More people are turning to social media to catch up on the news, despite increasing amounts of misinformation and disinformation found on social media platforms, particularly related to COVID-19. And yet new data from the Development Engagement Lab shows that the majority of the public are extremely distrustful of social media when they’re looking for COVID-19 news and information. So who do the public trust? How can social media-dependent aid organisations cut through the noise?
Last year, OfCom’s annual News Consumption Survey reported an increase in the number of UK residents turning to social media for news. Among the general population, 49% reported using social media for news, compared to 44% in 2018. The survey showed a corresponding tilt among those getting their news from TV: from 79% to 74%. When you cut the data by age, the shift to social media as a source of news becomes primarily generational: 75% of 16-24 year olds report receiving most of their news from social media.
At the same time, misinformation and disinformation continue to flourish online, primarily on social media, through the use of fake news stories from ostensibly reputable sites as well as “deep fake” videos, which a new report from the Overseas Development Institute says could be ‘the most serious artificial intelligence threat’ to face the news ecosystem. Meanwhile, COVID-19 has brought the reality of dis- and misinformation into stark relief, as quack cures and conspiracies proliferate social media, potentially undermining public health and putting lives at risk.
It sounds like the B-plot for a pandemic film: The public increasingly rely on social media for news, just as news on social media becomes not only unreliable, but downright sinister. Meanwhile, aid organisations’ social media appeals and campaigns are in full swing, and because of the pandemic, social media, will remain an essential channel for reaching current and potential supporters. What impact will the vast amounts of mis- and disinformation on social media have on these efforts? Are the public still receptive to non-COVID-related content? Or are charity appeals swept into the category of “fake news”, in the public’s view?
The Development Engagement Lab has uncovered an encouraging, albeit curious trend in media consumption and public trust. When asked to rank sources of COVID-19 news, an overwhelming majority of respondents in Great Britain, the United States and Germany say news from social media cannot be trusted. Not by a long shot.
Across all three countries surveyed, social media scored dead last for trustworthiness. In Great Britain, only 6% said they trusted social media for COVID-19 news. The nearest rival in sketchiness is Prime Minister Boris Johnson, whom only 31% of the public said could be trusted to convey reliable information about COVID-19. By comparison, TV garnered much more trust - across the three countries surveyed, the 39% of the public said they felt they could safely rely on TV for news and information about COVID-19.
An honest politician
The British Prime minister isn’t the only politician at the bottom of the list of trusted COVID-19 information sources.
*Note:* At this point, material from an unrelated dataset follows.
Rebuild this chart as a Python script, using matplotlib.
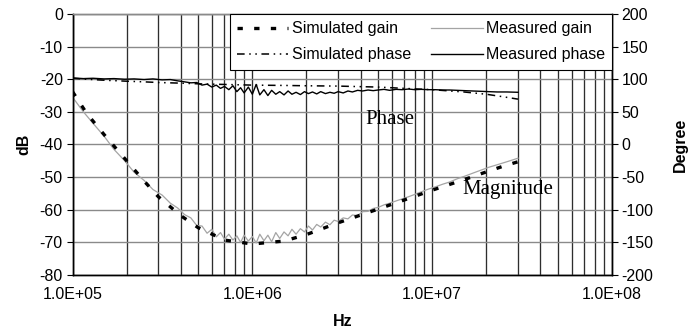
import math
import matplotlib
matplotlib.use('Agg')
import matplotlib.pyplot as plt
from matplotlib.ticker import FixedLocator, FuncFormatter, LogLocator, NullFormatter

plt.rcParams['font.family'] = ['Liberation Sans', 'DejaVu Sans']
plt.rcParams['axes.unicode_minus'] = False

# simulated curves (smooth)
freq_sim = [1.0e5, 1.2e5, 1.5e5, 2.0e5, 2.5e5, 3.0e5, 4.0e5, 5.0e5, 7.0e5, 1.0e6, 1.5e6,
            2.0e6, 3.0e6, 5.0e6, 7.0e6, 1.0e7, 1.5e7, 2.0e7, 2.5e7, 3.0e7]
gain_sim = [-23.8, -30.5, -37.0, -45.0, -51.2, -56.0, -61.8, -65.5, -69.3, -70.5, -69.6,
            -67.6, -64.0, -59.8, -57.0, -54.0, -50.8, -48.4, -46.6, -45.3]
phase_sim = [101.5, 100.0, 98.5, 97.0, 96.0, 95.0, 94.0, 93.0, 92.0, 91.0, 90.5,
             90.0, 89.5, 88.0, 86.0, 84.0, 80.5, 77.0, 73.0, 69.5]

# measured curves (noisy)
freq_meas = [1.00e5, 1.15e5, 1.30e5, 1.50e5, 1.70e5, 1.95e5, 2.20e5, 2.50e5, 2.80e5, 3.15e5,
             3.50e5, 3.85e5, 4.20e5, 4.55e5, 4.90e5, 5.25e5, 5.60e5, 5.95e5, 6.30e5, 6.65e5,
             7.00e5, 7.40e5, 7.80e5, 8.20e5, 8.60e5, 9.00e5, 9.50e5, 1.00e6, 1.05e6, 1.10e6,
             1.16e6, 1.22e6, 1.28e6, 1.35e6, 1.42e6, 1.50e6, 1.58e6, 1.66e6, 1.75e6, 1.85e6,
             1.95e6, 2.05e6, 2.16e6, 2.28e6, 2.40e6, 2.55e6, 2.70e6, 2.85e6, 3.00e6, 3.20e6,
             3.40e6, 3.60e6, 3.85e6, 4.10e6, 4.40e6, 4.70e6, 5.00e6, 5.40e6, 5.80e6, 6.30e6,
             6.80e6, 7.40e6, 8.00e6, 8.70e6, 9.50e6, 1.04e7, 1.14e7, 1.25e7, 1.38e7, 1.52e7,
             1.68e7, 1.86e7, 2.06e7, 2.30e7, 2.60e7, 3.00e7]
gain_meas = [-25.5, -30.0, -33.5, -37.5, -41.5, -45.0, -48.5, -51.0, -53.8, -55.5,
             -58.0, -59.5, -61.5, -62.5, -64.8, -65.0, -67.2, -66.0, -68.3, -67.0,
             -69.0, -67.5, -69.3, -68.0, -70.0, -67.8, -69.6, -68.2, -70.2, -67.5,
             -69.5, -67.8, -69.8, -67.0, -68.8, -66.8, -68.0, -66.0, -67.5, -65.8,
             -66.8, -65.0, -66.2, -64.5, -65.3, -63.8, -64.6, -63.2, -63.6, -62.5,
             -62.8, -61.6, -61.8, -60.6, -60.5, -59.6, -59.3, -58.5, -58.0, -57.3,
             -56.7, -56.0, -55.3, -54.5, -53.7, -53.0, -52.2, -51.5, -50.5, -49.7,
             -48.8, -47.9, -47.0, -46.2, -45.3, -44.2]
phase_meas = [102.0, 101.0, 101.5, 100.5, 101.0, 100.0, 100.5, 99.5, 100.5, 99.0,
              99.5, 97.5, 96.0, 94.5, 95.0, 91.0, 92.5, 88.0, 91.0, 86.0,
              89.0, 84.0, 90.0, 81.0, 87.0, 79.0, 88.0, 77.0, 92.0, 76.0,
              84.0, 75.0, 83.0, 77.0, 81.0, 76.0, 82.0, 77.0, 80.0, 76.5,
              81.0, 78.0, 80.5, 77.5, 81.0, 78.0, 80.0, 78.5, 81.0, 79.0,
              82.0, 80.5, 83.0, 82.0, 83.5, 82.5, 83.5, 84.5, 83.0, 84.5,
              84.0, 85.0, 84.0, 84.5, 84.0, 84.0, 83.5, 83.5, 83.0, 82.5,
              82.0, 81.5, 81.0, 80.5, 80.5, 80.0]

fig = plt.figure(figsize=(7, 3.3), dpi=100)
ax = fig.add_axes([0.1036, 0.1667, 0.7707, 0.7909])
ax2 = ax.twinx()

ax.set_xscale('log')
ax.set_xlim(1e5, 1e8)
ax.set_ylim(-80, 0)
ax2.set_ylim(-200, 200)

# grid: horizontal grey, vertical dark
ax.set_yticks(range(-80, 1, 10))
ax.xaxis.set_major_locator(FixedLocator([1e5, 1e6, 1e7, 1e8]))
ax.xaxis.set_minor_locator(LogLocator(base=10, subs=range(2, 10)))
ax.xaxis.set_minor_formatter(NullFormatter())
ax.xaxis.set_major_formatter(FuncFormatter(lambda v, p: '1.0E+%02d' % round(math.log10(v))))
ax.grid(True, axis='y', color='#8a8a8a', lw=1.0)
ax.grid(True, axis='x', which='both', color='#2e2e2e', lw=0.95)
ax.set_axisbelow(True)

ax.plot(freq_meas, gain_meas, color='#a4a4a4', lw=0.9, label='Measured gain')
ax.plot(freq_sim, gain_sim, color='black', lw=2.4, linestyle=(0, (1.6, 3.4)), label='Simulated gain')
ax2.plot(freq_meas, phase_meas, color='black', lw=1.0, label='Measured phase')
ax2.plot(freq_sim, phase_sim, color='black', lw=1.1, linestyle=(0, (5, 3, 1, 3, 1, 3)), label='Simulated phase')

ax2.set_yticks(range(-200, 201, 50))

for a in (ax, ax2):
    a.tick_params(axis='y', labelsize=11.5, length=4, width=0.8, direction='out', pad=3)
    a.tick_params(axis='x', which='both', length=0, labelsize=11.5, pad=9)
    for s in a.spines.values():
        s.set_linewidth(1.0)
    a.spines['top'].set_color('#8a8a8a')

ax.set_xlabel('Hz', fontsize=11.5, fontweight='bold', labelpad=8)
ax.set_ylabel('dB', fontsize=11.5, fontweight='bold', labelpad=6)
ax2.set_ylabel('Degree', fontsize=11.5, fontweight='bold', labelpad=14)

ax.text(4.27e6, -32.2, 'Phase', family=['Liberation Serif'], fontsize=15, va='center', ha='left')
ax.text(1.47e7, -53.9, 'Magnitude', family=['Liberation Serif'], fontsize=15, va='center', ha='left')

h1, l1 = ax.get_legend_handles_labels()
h2, l2 = ax2.get_legend_handles_labels()
handles = [h1[1], h2[1], h1[0], h2[0]]
labels = [l1[1], l2[1], l1[0], l2[0]]
leg = ax2.legend(handles, labels, ncol=2, loc='upper left', mode='expand',
                 bbox_to_anchor=(0.292, 0.7816, 0.708, 0.2184), borderaxespad=0,
                 fontsize=11.5, handlelength=3.2, handletextpad=0.2, labelspacing=0.7,
                 columnspacing=0.5, fancybox=False, framealpha=1, edgecolor='black',
                 borderpad=0.45)
leg.get_frame().set_linewidth(0.8)

fig.savefig('out.png', dpi=100)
In the United States, only 34% of respondents said they trust President Donald Trump for reliable information about the pandemic, narrowly defeating the US government more broadly. Have we entered a ‘post-trust’ era of politics, in which a dishonest or inept politician conditions his base to accept a lack of integrity, or even embrace it as a form of innate, ‘hunch’-based wisdom?
Possibly, though Angela Merkel, Germany’s politically progressive chancellor, received only a middling trust assessment, when it comes to information related to the COVID-19 pandemic.
Who do the public trust?
Across the board, respondents ranked public health organizations, followed closely by the World Health Organization, among the top three most trustworthy sources of information about COVID-19. Even in the U.S. the WHO ranked third, after public health organizations and local health officials. This is despite the president’s repeated claims of WHO incompetence and bias, and despite his capricious support for state-run and local health organizations.
Interestingly, Germany ranked “family and friends” the most trustworthy sources of COVID-19 information. This possibly indicates that the pandemic is pushing German residents to look inward, drawing down from a globalized view to a more local or regional sphere, as vulnerabilities in healthcare facilities and communities becomes more apparent. It might also reflect a general scepticism about other sources of COVID-19 information, or a wariness of the usual channels in the midst of recent social upheaval.
What we know
The message for those in the aid space trying to reach the public is simple: The field is thick with mis- and disinformation, and unless you’ve managed to steer entirely clear of social media in the COVID-19 era, you will meet the sceptics, probably more and more. In a way, it’s something to be grateful for: Overwhelmingly the public is proving to be savvy and able to discern what’s real. Arming yourself with facts and transparent objectives will serve well in the face of the sceptics, and maybe even the cynics.